Another spearfishing group member, Andy Smith, who also runs an open community page with the same name, said after he had replied to the post for the crayfish tails after spotting it. 

“I put a message up myself saying, ‘Do you realise, it’s illegal what you’re doing?’ Fifteen minutes later, the post was gone,” he said.

He wasn’t aware of many cases where seafood was advertised in Facebook posts. “I see it happen sometimes, but it usually gets taken down pretty quick,” 

Smith questioned why people would take the risk of advertising on popular Facebook sites, and he wondered whether some of them might be unaware it’s illegal to sell or trade seafood that isn’t caught commercially.

Other people would be selling or trading seafood illegally without publicising it on the internet, Smith said.
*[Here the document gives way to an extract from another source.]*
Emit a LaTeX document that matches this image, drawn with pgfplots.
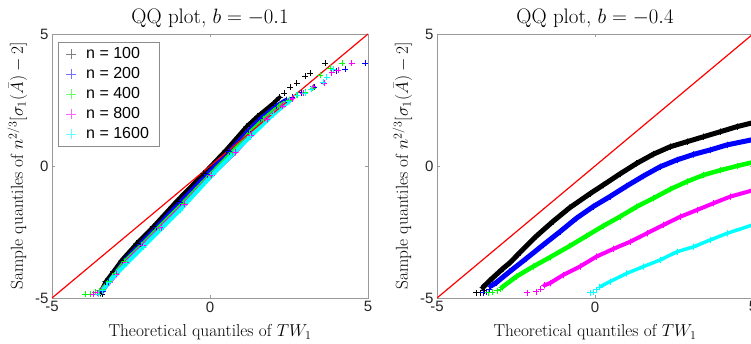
\documentclass[border=0pt]{standalone}
\usepackage{fontspec}
\usepackage{pgfplots}
\pgfplotsset{compat=1.18}
\newfontfamily\arial{Liberation Sans}
\definecolor{mgreen}{rgb}{0,1,0}
\definecolor{mblue}{rgb}{0,0,1}
\definecolor{mmag}{rgb}{1,0,1}
\definecolor{mcyan}{rgb}{0,1,1}
\pgfplotsset{
 every axis title shift=0pt,
 qq/.style={
   scale only axis, width=316pt, height=264pt,
   xmin=-5,xmax=5,ymin=-5,ymax=5,
   xtick={-5,0,5}, ytick={-5,0,5},
   xticklabels={-5,0,5}, yticklabels={-5,0,5},
   tick align=inside, major tick length=3pt,
   axis line style={black!40}, tick style={black!40, line width=0.5pt},
   ticklabel style={font=\arial\fontsize{15}{15}\selectfont, text=black!85},
   title style={at={(axis description cs:0.5,1.0379)}, anchor=base, font=\fontsize{21}{21}\selectfont},
   xlabel style={at={(axis description cs:0.5,-0.1477)}, anchor=base, font=\fontsize{17.3}{17.3}\selectfont},
   ylabel style={at={(axis description cs:-0.0918,0.5)}, anchor=base, font=\fontsize{17.3}{17.3}\selectfont},
   xlabel={Theoretical quantiles of $TW_1$},
   ylabel={Sample quantiles of $n^{2/3}[\sigma_1(\bar{A})-2]$},
 },
 band/.style={line width=#1, line join=round, line cap=round, mark=+, mark size=3pt, mark options={line width=0.5pt, solid}},
 band/.default=4.5pt,
 tail/.style={only marks, mark=+, mark size=3pt, line width=0.5pt},
}
\begin{document}
\begin{tikzpicture}
\begin{axis}[qq, at={(0pt,0pt)}, anchor=south west, title={QQ plot, $b=-0.1$},
  legend style={at={(axis description cs:0.019,0.970)}, anchor=north west, draw=black!45, fill=white,
    font=\arial\fontsize{16}{16}\selectfont, row sep=0pt, column sep=8pt, inner xsep=8pt, inner ysep=2pt,
    nodes={inner sep=2pt, text height=12pt, text depth=4pt}},
  legend cell align=left]
\addlegendimage{only marks, mark=+, mark size=5pt, black!50, line width=0.5pt}
\addlegendentry{n = 100}
\addlegendimage{only marks, mark=+, mark size=5pt, mblue!55, line width=0.5pt}
\addlegendentry{n = 200}
\addlegendimage{only marks, mark=+, mark size=5pt, mgreen!60, line width=0.5pt}
\addlegendentry{n = 400}
\addlegendimage{only marks, mark=+, mark size=5pt, mmag!60, line width=0.5pt}
\addlegendentry{n = 800}
\addlegendimage{only marks, mark=+, mark size=5pt, mcyan!60, line width=0.5pt}
\addlegendentry{n = 1600}
% b = -0.1
\addplot[black, band=4pt, forget plot] coordinates {(-3.48,-4.82) (-3.3,-4.38) (-3.06,-4.0) (-2.79,-3.56) (-2.32,-2.93) (-1.8,-2.3) (-1.05,-1.32) (-0.2,-0.28) (0.5,0.6) (1.16,1.5) (1.5,1.88) (2.0,2.37) (2.2,2.6)};
\addplot[black, tail, forget plot] coordinates {(-3.42,-4.85) (2.35,2.75) (2.53,3.0) (2.74,3.13) (3.01,3.41) (3.16,3.51) (3.64,3.89)};
\addplot[mblue, band=4pt, forget plot] coordinates {(-3.4,-4.75) (-3.22,-4.4) (-3.0,-4.05) (-2.72,-3.6) (-2.22,-2.97) (-1.7,-2.32) (-0.95,-1.37) (-0.1,-0.32) (0.6,0.55) (1.2,1.33) (1.6,1.8) (2.1,2.28) (2.4,2.5)};
\addplot[mblue, tail, forget plot] coordinates {(-3.55,-4.85) (2.6,2.62) (2.9,2.78) (3.3,3.0) (3.69,3.38) (4.01,3.61) (4.27,3.66) (4.90,3.89)};
\addplot[mgreen, band=4pt, forget plot] coordinates {(-3.4,-4.65) (-3.2,-4.38) (-3.0,-4.08) (-2.7,-3.62) (-2.16,-3.0) (-1.62,-2.33) (-0.85,-1.4) (0.0,-0.34) (0.7,0.52) (1.25,1.25) (1.7,1.78) (2.2,2.28) (2.5,2.5)};
\addplot[mgreen, tail, forget plot] coordinates {(-3.96,-4.85) (-3.80,-4.85) (-3.64,-4.78) (-3.52,-4.72) (2.75,2.68) (3.0,2.8) (3.25,2.95) (3.48,3.45) (3.80,3.70) (4.17,3.89)};
\addplot[mmag, band=4pt, forget plot] coordinates {(-3.42,-4.7) (-3.18,-4.4) (-2.97,-4.1) (-2.66,-3.65) (-2.12,-3.02) (-1.55,-2.33) (-0.8,-1.43) (0.05,-0.34) (0.8,0.52) (1.3,1.18) (1.8,1.78) (2.3,2.28) (2.6,2.55)};
\addplot[mmag, tail, forget plot] coordinates {(-3.7,-4.85) (-3.58,-4.8) (2.95,2.75) (3.27,3.01) (3.6,3.15) (3.85,3.54) (4.06,3.64) (4.48,3.89)};
\addplot[mcyan, band=4pt, forget plot] coordinates {(-3.4,-4.72) (-3.2,-4.4) (-3.0,-4.12) (-2.64,-3.69) (-2.11,-3.06) (-1.48,-2.3) (-0.95,-1.67) (0.1,-0.3) (1.27,1.11) (2.0,1.95) (2.5,2.45)};
\addplot[mcyan, tail, forget plot] coordinates {(-3.55,-4.85) (2.74,2.68) (3.0,2.75) (3.2,2.9) (3.59,3.19) (3.69,3.38) (3.90,3.66)};
\addplot[red, line width=1.2pt, forget plot] coordinates {(-5,-5) (5,5)};
\end{axis}
\begin{axis}[qq, at={(385pt,0pt)}, anchor=south west, title={QQ plot, $b=-0.4$}]
\addplot[black, band=5pt] coordinates {(-3.55,-4.6) (-3.34,-4.35) (-2.91,-3.88) (-2.68,-3.65) (-2.38,-3.28) (-1.86,-2.66) (-1.33,-2.1) (-0.8,-1.58) (-0.16,-1.05) (0.26,-0.72) (0.79,-0.3) (1.32,0.1) (1.85,0.45) (2.38,0.73) (2.91,0.92) (3.44,1.11) (3.97,1.3) (4.49,1.49) (5.2,1.7)};
\addplot[black, tail] coordinates {(-3.76,-4.80) (-3.62,-4.80) (-3.5,-4.72)};
\addplot[mblue, band=5pt] coordinates {(-3.3,-4.55) (-3.13,-4.42) (-2.70,-4.0) (-2.17,-3.5) (-1.64,-2.99) (-1.11,-2.49) (-0.59,-1.98) (-0.06,-1.54) (0.47,-1.16) (1.0,-0.76) (1.53,-0.38) (2.06,-0.03) (2.59,0.23) (3.12,0.44) (3.65,0.61) (4.18,0.8) (5.2,1.05)};
\addplot[mblue, tail] coordinates {(-3.55,-4.80) (-3.45,-4.78) (-3.35,-4.65)};
\addplot[mgreen, band=4.5pt] coordinates {(-2.95,-4.6) (-2.49,-4.19) (-1.96,-3.81) (-1.43,-3.46) (-0.8,-3.03) (-0.27,-2.65) (0.26,-2.27) (0.79,-1.92) (1.32,-1.54) (1.85,-1.22) (2.38,-0.88) (2.91,-0.59) (3.44,-0.34) (3.97,-0.16) (4.49,0.0) (5.2,0.2)};
\addplot[mgreen, tail] coordinates {(-3.39,-4.80) (-3.25,-4.78) (-3.1,-4.72) (-3.0,-4.65)};
\addplot[mmag, band=4pt] coordinates {(-1.6,-4.52) (-1.43,-4.44) (-1.01,-4.13) (-0.48,-3.81) (0.05,-3.43) (0.58,-3.14) (1.11,-2.87) (1.64,-2.55) (2.17,-2.23) (2.7,-1.92) (3.22,-1.67) (3.75,-1.41) (4.28,-1.16) (5.2,-0.85)};
\addplot[mmag, tail] coordinates {(-2.15,-4.80) (-1.86,-4.76) (-1.72,-4.66)};
\addplot[mcyan, band=3.5pt] coordinates {(0.15,-4.58) (0.47,-4.38) (1.0,-4.07) (1.53,-3.81) (2.06,-3.56) (2.59,-3.25) (3.12,-3.06) (3.65,-2.8) (4.18,-2.55) (5.2,-2.15)};
\addplot[mcyan, tail] coordinates {(-0.16,-4.80) (-0.05,-4.78) (0.05,-4.68)};
\addplot[red, line width=1.2pt] coordinates {(-5,-5) (5,5)};
\end{axis}
\pgfresetboundingbox
\path[use as bounding box] (-52pt,-45pt) rectangle (699pt,298pt);
\end{tikzpicture}
\end{document}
“I know it happens in the oyster season,” he said. “People will sell 50 oysters a day for cash, not on Facebook but around town.”

Even the amount of fish and shellfish recreational fishers were allowed in Southland was far more than was needed to feed a family. “Unless you have a family of 20, you don’t need that much fish.”

The MPI spokesperson said buying, selling or swapping recreationally caught seafood is against the law. Maximum fines are $250,000.

Authorities expected such illegal activity would rise with the warmer weather and people gathering more seafood than usual for social occasions during the holidays.

“While we may not be able to reply to everyone who messages us over the Christmas-New Year holiday period, we do monitor our regional and main Facebook sites regularly and people can rest assured that all reported illegal sales are followed up by us,” the spokesperson said.

“It’s always disappointing to see people flouting the rules. What is great, however, is an increase in the number of people who approach us via our various channels to report suspicious or illegal behaviour.”